■ Exercise data ■
========
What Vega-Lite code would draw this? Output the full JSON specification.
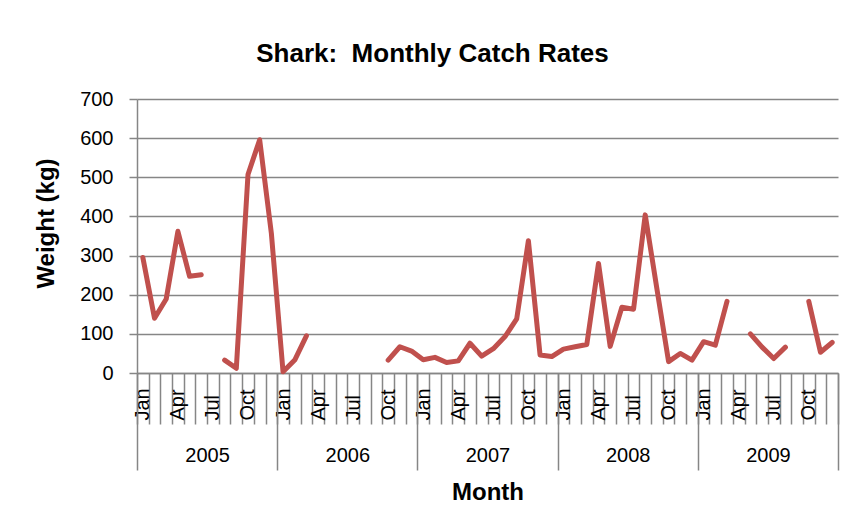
========
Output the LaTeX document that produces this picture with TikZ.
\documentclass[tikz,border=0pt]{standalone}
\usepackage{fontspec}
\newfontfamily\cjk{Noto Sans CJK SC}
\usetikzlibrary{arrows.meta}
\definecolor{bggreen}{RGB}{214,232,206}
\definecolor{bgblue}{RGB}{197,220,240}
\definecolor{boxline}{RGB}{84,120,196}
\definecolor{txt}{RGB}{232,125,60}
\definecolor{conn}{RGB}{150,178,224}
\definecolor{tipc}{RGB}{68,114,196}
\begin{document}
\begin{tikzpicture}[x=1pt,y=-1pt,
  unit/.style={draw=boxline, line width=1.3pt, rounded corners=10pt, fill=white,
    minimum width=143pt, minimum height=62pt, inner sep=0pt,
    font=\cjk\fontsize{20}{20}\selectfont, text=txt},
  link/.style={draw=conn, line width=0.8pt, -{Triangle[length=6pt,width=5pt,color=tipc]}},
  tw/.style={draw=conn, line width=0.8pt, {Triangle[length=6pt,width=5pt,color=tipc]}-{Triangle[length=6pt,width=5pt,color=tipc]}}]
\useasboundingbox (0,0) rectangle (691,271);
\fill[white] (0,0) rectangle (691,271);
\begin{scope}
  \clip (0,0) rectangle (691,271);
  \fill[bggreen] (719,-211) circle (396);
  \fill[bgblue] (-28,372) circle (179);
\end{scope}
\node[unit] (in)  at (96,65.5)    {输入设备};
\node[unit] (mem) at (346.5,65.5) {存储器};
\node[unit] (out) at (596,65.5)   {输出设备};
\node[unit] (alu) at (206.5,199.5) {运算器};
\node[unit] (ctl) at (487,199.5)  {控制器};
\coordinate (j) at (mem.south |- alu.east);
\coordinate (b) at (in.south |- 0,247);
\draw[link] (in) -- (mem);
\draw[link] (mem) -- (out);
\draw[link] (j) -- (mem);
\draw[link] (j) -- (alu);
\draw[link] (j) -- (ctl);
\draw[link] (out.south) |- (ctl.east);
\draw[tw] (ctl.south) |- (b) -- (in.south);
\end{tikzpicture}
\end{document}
========
■ Exercise ■
Using the material above, copy every line in which the string "this" occurs.

■ Solution to the exercise ■
What Vega-Lite code would draw this? Output the full JSON specification.
Output the LaTeX document that produces this picture with TikZ.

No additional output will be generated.